Select the lines below containing the word "React".
>> begin
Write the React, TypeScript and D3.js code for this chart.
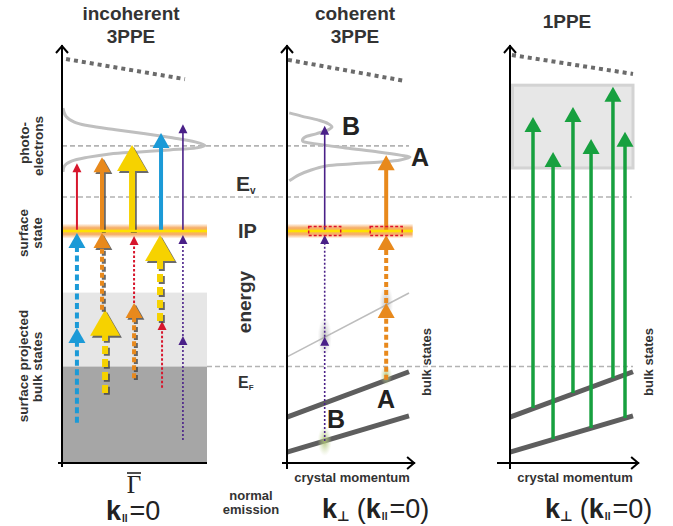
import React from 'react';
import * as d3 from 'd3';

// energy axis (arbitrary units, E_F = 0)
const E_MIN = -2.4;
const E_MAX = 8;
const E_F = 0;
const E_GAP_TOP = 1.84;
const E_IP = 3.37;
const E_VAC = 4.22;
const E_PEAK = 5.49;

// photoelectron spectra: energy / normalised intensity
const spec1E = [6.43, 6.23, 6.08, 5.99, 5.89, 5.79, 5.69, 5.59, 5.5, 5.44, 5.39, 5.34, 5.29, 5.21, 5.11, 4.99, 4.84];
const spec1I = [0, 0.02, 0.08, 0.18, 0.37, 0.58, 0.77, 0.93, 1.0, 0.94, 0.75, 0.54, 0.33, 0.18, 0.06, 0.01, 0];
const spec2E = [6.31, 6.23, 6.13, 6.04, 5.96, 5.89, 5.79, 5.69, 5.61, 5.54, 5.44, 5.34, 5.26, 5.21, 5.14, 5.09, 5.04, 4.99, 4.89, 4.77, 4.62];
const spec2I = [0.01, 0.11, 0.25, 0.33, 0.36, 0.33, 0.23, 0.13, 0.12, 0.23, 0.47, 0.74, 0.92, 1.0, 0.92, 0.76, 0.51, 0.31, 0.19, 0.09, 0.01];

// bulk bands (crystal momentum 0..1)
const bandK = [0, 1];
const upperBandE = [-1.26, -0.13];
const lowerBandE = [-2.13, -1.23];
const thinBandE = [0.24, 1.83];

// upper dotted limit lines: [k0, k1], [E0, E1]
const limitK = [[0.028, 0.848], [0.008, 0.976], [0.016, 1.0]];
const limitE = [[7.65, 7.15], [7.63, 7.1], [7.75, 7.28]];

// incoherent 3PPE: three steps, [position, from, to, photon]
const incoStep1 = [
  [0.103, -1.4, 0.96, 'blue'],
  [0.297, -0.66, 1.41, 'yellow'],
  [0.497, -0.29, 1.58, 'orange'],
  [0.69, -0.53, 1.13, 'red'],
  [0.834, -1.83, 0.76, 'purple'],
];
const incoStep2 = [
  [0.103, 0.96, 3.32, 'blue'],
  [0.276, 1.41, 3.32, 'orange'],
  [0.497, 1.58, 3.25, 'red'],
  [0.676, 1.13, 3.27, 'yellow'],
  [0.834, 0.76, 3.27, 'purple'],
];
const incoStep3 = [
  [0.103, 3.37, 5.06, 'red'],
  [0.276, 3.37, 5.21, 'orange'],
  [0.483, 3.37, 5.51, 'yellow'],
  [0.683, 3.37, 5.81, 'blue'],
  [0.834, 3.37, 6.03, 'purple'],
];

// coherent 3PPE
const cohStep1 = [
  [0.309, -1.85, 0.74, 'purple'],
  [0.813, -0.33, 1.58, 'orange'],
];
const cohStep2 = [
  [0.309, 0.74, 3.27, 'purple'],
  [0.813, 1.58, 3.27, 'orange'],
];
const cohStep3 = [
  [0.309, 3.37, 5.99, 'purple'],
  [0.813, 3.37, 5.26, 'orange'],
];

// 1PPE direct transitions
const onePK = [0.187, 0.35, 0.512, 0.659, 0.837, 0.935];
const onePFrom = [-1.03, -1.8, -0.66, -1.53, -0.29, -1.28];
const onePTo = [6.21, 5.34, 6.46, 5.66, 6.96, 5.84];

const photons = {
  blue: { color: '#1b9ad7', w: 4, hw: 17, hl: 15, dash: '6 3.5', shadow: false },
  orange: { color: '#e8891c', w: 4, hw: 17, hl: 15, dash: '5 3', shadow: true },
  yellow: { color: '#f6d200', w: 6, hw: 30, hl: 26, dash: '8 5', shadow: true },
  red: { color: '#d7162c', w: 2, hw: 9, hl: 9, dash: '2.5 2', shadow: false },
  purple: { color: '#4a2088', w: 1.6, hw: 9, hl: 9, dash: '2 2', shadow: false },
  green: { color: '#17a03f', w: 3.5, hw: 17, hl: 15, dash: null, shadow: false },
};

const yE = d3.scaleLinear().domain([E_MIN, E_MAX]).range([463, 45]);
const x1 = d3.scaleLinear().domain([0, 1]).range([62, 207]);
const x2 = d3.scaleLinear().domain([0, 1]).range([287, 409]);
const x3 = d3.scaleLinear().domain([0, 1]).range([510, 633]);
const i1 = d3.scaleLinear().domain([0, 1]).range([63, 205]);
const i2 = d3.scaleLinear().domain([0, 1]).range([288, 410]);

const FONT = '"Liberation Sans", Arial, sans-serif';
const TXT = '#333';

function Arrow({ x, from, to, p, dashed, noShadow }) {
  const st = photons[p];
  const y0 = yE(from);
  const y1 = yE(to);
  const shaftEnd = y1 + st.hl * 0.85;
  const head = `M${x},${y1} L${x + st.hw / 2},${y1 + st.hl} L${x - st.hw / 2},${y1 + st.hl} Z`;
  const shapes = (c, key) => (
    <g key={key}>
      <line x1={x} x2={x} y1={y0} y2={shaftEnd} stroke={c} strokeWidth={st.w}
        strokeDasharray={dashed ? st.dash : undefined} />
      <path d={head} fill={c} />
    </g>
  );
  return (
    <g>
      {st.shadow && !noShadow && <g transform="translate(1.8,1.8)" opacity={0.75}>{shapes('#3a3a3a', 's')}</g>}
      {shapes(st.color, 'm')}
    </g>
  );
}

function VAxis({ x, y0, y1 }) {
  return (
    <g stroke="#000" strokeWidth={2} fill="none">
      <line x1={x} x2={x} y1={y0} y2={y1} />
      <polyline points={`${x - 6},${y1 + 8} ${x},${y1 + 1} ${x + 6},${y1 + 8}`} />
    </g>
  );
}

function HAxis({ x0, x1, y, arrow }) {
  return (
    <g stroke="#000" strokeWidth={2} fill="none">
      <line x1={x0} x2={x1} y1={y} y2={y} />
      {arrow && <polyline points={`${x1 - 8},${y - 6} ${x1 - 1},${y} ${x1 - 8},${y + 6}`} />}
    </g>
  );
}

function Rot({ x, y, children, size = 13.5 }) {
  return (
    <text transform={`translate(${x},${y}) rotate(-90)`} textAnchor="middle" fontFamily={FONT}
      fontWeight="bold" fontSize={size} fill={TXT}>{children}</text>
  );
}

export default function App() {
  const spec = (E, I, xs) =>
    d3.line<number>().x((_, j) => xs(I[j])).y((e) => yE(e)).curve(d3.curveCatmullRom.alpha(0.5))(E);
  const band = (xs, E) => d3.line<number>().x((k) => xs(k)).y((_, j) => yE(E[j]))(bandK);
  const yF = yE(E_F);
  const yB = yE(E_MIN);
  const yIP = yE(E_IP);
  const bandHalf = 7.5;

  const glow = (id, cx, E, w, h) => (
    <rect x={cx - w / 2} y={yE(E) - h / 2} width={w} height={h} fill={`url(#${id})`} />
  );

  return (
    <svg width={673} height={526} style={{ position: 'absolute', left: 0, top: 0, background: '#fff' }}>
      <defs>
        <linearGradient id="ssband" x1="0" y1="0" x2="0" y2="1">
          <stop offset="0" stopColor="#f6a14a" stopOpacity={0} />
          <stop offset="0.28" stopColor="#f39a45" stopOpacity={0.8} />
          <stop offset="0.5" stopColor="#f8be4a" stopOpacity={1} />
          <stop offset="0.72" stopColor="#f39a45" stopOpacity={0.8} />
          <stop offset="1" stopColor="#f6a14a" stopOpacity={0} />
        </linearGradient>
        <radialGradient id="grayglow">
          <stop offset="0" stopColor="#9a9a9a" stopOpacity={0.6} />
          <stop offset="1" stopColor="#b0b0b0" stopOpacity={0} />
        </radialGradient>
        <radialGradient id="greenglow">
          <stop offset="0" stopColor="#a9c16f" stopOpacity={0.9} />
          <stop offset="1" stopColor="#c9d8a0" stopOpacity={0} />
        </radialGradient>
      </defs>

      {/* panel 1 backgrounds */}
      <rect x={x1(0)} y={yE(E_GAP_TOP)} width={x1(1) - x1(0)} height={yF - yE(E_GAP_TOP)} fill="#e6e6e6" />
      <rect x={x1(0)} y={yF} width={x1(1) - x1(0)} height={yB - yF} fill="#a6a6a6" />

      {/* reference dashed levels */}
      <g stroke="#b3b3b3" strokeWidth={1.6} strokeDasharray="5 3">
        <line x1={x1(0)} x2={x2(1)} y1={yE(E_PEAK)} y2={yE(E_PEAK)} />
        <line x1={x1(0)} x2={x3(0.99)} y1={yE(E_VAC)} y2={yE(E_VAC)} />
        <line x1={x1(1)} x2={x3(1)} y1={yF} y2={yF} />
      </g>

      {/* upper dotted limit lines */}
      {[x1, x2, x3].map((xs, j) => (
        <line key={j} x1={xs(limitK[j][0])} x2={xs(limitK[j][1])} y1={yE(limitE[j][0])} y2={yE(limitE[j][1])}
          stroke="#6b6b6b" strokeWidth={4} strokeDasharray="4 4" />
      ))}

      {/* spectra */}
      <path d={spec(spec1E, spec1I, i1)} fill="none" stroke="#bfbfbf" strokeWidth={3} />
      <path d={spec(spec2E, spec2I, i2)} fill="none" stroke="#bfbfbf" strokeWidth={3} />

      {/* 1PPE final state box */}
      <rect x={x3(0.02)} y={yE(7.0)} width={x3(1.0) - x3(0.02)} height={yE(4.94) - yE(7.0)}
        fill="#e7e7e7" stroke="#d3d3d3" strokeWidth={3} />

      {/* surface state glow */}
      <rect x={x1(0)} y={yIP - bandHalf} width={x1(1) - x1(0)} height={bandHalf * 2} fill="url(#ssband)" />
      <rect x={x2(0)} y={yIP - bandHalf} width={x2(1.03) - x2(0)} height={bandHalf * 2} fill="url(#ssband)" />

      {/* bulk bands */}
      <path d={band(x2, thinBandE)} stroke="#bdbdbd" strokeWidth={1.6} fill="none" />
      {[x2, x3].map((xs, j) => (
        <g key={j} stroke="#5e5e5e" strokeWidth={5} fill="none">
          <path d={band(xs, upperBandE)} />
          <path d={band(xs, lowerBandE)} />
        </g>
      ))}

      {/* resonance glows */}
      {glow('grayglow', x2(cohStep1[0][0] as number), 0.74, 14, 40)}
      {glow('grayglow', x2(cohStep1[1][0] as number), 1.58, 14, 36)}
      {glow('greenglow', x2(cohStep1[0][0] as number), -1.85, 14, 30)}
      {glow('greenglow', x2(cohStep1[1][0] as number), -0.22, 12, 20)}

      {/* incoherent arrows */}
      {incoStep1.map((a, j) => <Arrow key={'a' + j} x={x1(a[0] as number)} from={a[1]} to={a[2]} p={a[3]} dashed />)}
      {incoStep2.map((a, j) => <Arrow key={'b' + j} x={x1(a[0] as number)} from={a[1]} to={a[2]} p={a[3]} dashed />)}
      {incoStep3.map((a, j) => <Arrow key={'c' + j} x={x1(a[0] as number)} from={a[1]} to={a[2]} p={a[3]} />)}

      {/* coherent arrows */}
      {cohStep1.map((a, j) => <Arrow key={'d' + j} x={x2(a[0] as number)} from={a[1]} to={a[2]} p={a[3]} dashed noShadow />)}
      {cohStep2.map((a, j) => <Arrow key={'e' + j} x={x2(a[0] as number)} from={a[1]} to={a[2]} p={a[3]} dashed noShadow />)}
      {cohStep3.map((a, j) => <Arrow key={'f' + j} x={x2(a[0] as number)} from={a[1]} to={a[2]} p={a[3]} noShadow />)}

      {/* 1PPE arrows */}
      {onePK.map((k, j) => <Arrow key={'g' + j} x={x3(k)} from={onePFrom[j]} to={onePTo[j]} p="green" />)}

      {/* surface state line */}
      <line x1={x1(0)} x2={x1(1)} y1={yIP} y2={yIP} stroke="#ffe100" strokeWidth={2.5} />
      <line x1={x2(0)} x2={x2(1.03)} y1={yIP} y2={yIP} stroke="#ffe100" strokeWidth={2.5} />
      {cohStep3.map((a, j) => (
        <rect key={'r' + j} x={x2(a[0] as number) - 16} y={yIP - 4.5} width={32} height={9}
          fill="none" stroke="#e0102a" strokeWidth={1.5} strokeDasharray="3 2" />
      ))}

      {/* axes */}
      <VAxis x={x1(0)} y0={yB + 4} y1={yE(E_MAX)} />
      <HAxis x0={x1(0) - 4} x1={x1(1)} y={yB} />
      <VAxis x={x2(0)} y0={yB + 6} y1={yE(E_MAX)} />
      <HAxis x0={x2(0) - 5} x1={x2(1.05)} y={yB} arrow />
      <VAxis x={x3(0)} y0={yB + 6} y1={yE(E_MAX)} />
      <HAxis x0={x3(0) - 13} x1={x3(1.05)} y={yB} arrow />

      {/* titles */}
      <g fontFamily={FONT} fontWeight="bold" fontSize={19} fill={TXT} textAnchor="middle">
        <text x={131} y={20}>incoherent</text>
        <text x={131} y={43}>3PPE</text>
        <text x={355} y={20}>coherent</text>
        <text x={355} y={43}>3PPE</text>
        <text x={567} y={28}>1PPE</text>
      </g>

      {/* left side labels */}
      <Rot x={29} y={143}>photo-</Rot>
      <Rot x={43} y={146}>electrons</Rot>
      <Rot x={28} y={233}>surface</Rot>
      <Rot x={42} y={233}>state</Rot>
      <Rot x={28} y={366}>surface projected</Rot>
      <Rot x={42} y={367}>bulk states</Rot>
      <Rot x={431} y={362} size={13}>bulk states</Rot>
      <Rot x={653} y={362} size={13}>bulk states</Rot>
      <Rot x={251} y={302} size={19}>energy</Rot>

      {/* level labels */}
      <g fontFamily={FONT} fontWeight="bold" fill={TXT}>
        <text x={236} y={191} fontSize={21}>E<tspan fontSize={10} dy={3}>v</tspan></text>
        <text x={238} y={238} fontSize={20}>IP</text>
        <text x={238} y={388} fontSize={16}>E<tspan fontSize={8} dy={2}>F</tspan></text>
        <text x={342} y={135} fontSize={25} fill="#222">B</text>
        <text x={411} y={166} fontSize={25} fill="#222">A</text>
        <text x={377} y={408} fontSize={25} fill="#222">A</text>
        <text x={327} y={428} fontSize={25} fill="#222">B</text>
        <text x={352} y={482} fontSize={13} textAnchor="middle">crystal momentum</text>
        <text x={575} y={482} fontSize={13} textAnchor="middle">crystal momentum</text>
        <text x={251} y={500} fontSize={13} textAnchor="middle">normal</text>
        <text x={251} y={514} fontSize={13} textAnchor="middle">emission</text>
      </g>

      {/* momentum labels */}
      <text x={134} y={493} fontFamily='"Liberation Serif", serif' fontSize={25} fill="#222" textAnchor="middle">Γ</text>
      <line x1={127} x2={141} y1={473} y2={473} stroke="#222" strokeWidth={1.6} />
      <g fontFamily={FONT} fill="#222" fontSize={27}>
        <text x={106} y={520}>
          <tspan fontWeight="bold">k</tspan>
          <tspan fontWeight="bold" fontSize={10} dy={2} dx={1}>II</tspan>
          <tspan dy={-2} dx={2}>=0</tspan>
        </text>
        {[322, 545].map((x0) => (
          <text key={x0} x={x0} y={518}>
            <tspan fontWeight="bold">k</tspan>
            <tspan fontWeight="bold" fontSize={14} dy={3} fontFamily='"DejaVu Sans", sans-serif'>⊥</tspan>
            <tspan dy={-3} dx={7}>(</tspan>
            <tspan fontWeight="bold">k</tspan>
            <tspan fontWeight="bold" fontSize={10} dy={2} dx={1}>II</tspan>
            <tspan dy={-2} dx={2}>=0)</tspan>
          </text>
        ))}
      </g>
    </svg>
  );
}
>> end
Exercise output
Write the React, TypeScript and D3.js code for this chart.
import React from 'react';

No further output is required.